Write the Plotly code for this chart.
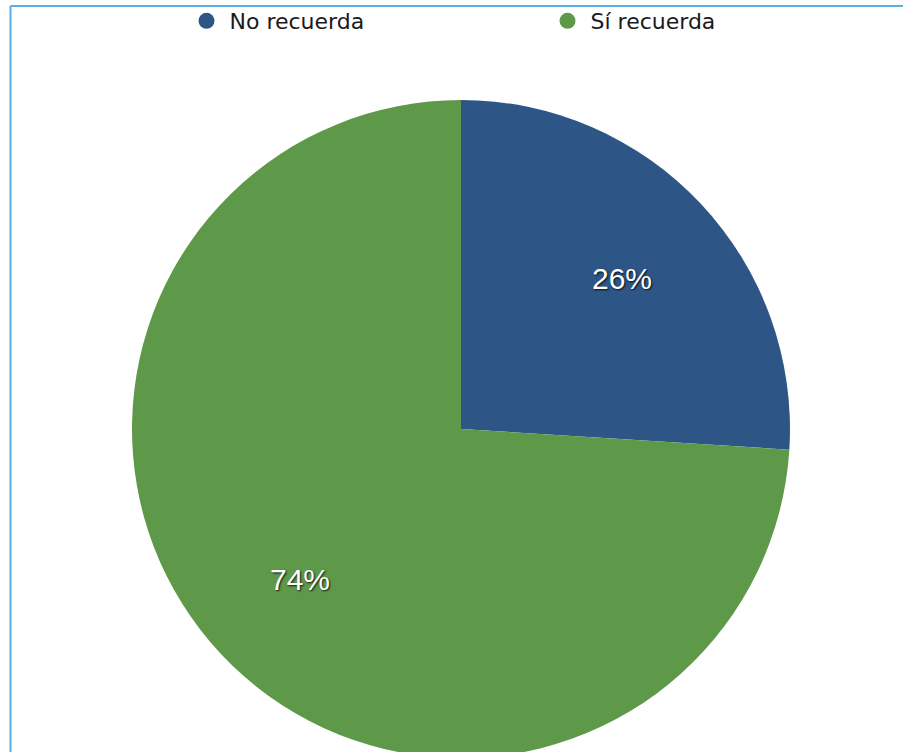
import math
import plotly.graph_objects as go

# Survey answers
labels = ["No recuerda", "Sí recuerda"]
values = [26, 74]
colors = ["#2d5687", "#5e994a"]

W, H = 950, 770
cx_px, cy_px, r_px = 461, 429, 329   # pie centre / radius in page pixels (from top-left)

fig = go.Figure()

fig.add_trace(go.Pie(
    labels=labels,
    values=values,
    sort=False,
    direction="clockwise",
    rotation=0,
    marker=dict(colors=colors, line=dict(width=0)),
    textinfo="none",
    hoverinfo="label+percent",
    showlegend=False,
    domain=dict(x=[(cx_px - r_px) / W, (cx_px + r_px) / W],
                y=[(H - cy_px - r_px) / H, (H - cy_px + r_px) / H]),
))

# Legend entries with round markers
for lab, col in zip(labels, colors):
    fig.add_trace(go.Scatter(
        x=[None], y=[None], mode="markers", name=lab,
        marker=dict(symbol="circle", size=17, color=col),
        showlegend=True, hoverinfo="skip",
    ))

# Percentage labels placed at the middle angle of each slice
total = sum(values)
start = 0.0
annotations = []
for v in values:
    frac = v / total
    mid = (start + frac / 2) * 2 * math.pi
    start += frac
    dist = 0.67 * r_px
    px = cx_px + dist * math.sin(mid)
    py = cy_px - dist * math.cos(mid)
    annotations.append(dict(
        x=px / W, y=(H - py) / H, xref="paper", yref="paper",
        xanchor="center", yanchor="middle",
        text=f"{round(frac * 100)}%", showarrow=False,
        font=dict(family="Liberation Sans, Arial", size=30, color="white",
                  shadow="1px 1px 2px rgba(0,0,0,0.85)"),
    ))

fig.update_layout(
    width=W, height=H,
    margin=dict(l=0, r=0, t=0, b=0, autoexpand=False),
    paper_bgcolor="white",
    plot_bgcolor="rgba(0,0,0,0)",
    xaxis=dict(visible=False),
    yaxis=dict(visible=False),
    annotations=annotations,
    legend=dict(
        orientation="h",
        x=183.5 / W, xanchor="left",
        y=1.0, yanchor="top",
        itemwidth=36,
        entrywidth=310, entrywidthmode="pixels",
        font=dict(family="DejaVu Sans", size=22, color="#1a1a1a"),
        bgcolor="rgba(0,0,0,0)",
    ),
    shapes=[
        dict(type="line", xref="paper", yref="paper",
             x0=10.5 / W, x1=1, y0=(H - 6) / H, y1=(H - 6) / H,
             line=dict(color="#5aaee2", width=2)),
        dict(type="line", xref="paper", yref="paper",
             x0=10.5 / W, x1=10.5 / W, y0=0, y1=(H - 6) / H,
             line=dict(color="#5aaee2", width=2)),
    ],
)

fig.write_html(
    "out.html",
    post_script="document.documentElement.style.overflow='hidden';"
                "document.body.style.overflow='hidden';document.body.style.margin='0';",
)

_Exercise requirements:_ Retype everything in the material word for word, minus pictures.

_Worked answer:_
Write the Plotly code for this chart.
import math
import plotly.graph_objects as go

# Survey answers
labels = ["No recuerda", "Sí recuerda"]
values = [26, 74]
colors = ["#2d5687", "#5e994a"]

W, H = 950, 770
cx_px, cy_px, r_px = 461, 429, 329   # pie centre / radius in page pixels (from top-left)

fig = go.Figure()

fig.add_trace(go.Pie(
    labels=labels,
    values=values,
    sort=False,
    direction="clockwise",
    rotation=0,
    marker=dict(colors=colors, line=dict(width=0)),
    textinfo="none",
    hoverinfo="label+percent",
    showlegend=False,
    domain=dict(x=[(cx_px - r_px) / W, (cx_px + r_px) / W],
                y=[(H - cy_px - r_px) / H, (H - cy_px + r_px) / H]),
))

# Legend entries with round markers
for lab, col in zip(labels, colors):
    fig.add_trace(go.Scatter(
        x=[None], y=[None], mode="markers", name=lab,
        marker=dict(symbol="circle", size=17, color=col),
        showlegend=True, hoverinfo="skip",
    ))

# Percentage labels placed at the middle angle of each slice
total = sum(values)
start = 0.0
annotations = []
for v in values:
    frac = v / total
    mid = (start + frac / 2) * 2 * math.pi
    start += frac
    dist = 0.67 * r_px
    px = cx_px + dist * math.sin(mid)
    py = cy_px - dist * math.cos(mid)
    annotations.append(dict(
        x=px / W, y=(H - py) / H, xref="paper", yref="paper",
        xanchor="center", yanchor="middle",
        text=f"{round(frac * 100)}%", showarrow=False,
        font=dict(family="Liberation Sans, Arial", size=30, color="white",
                  shadow="1px 1px 2px rgba(0,0,0,0.85)"),
    ))

fig.update_layout(
    width=W, height=H,
    margin=dict(l=0, r=0, t=0, b=0, autoexpand=False),
    paper_bgcolor="white",
    plot_bgcolor="rgba(0,0,0,0)",
    xaxis=dict(visible=False),
    yaxis=dict(visible=False),
    annotations=annotations,
    legend=dict(
        orientation="h",
        x=183.5 / W, xanchor="left",
        y=1.0, yanchor="top",
        itemwidth=36,
        entrywidth=310, entrywidthmode="pixels",
        font=dict(family="DejaVu Sans", size=22, color="#1a1a1a"),
        bgcolor="rgba(0,0,0,0)",
    ),
    shapes=[
        dict(type="line", xref="paper", yref="paper",
             x0=10.5 / W, x1=1, y0=(H - 6) / H, y1=(H - 6) / H,
             line=dict(color="#5aaee2", width=2)),
        dict(type="line", xref="paper", yref="paper",
             x0=10.5 / W, x1=10.5 / W, y0=0, y1=(H - 6) / H,
             line=dict(color="#5aaee2", width=2)),
    ],
)

fig.write_html(
    "out.html",
    post_script="document.documentElement.style.overflow='hidden';"
                "document.body.style.overflow='hidden';document.body.style.margin='0';",
)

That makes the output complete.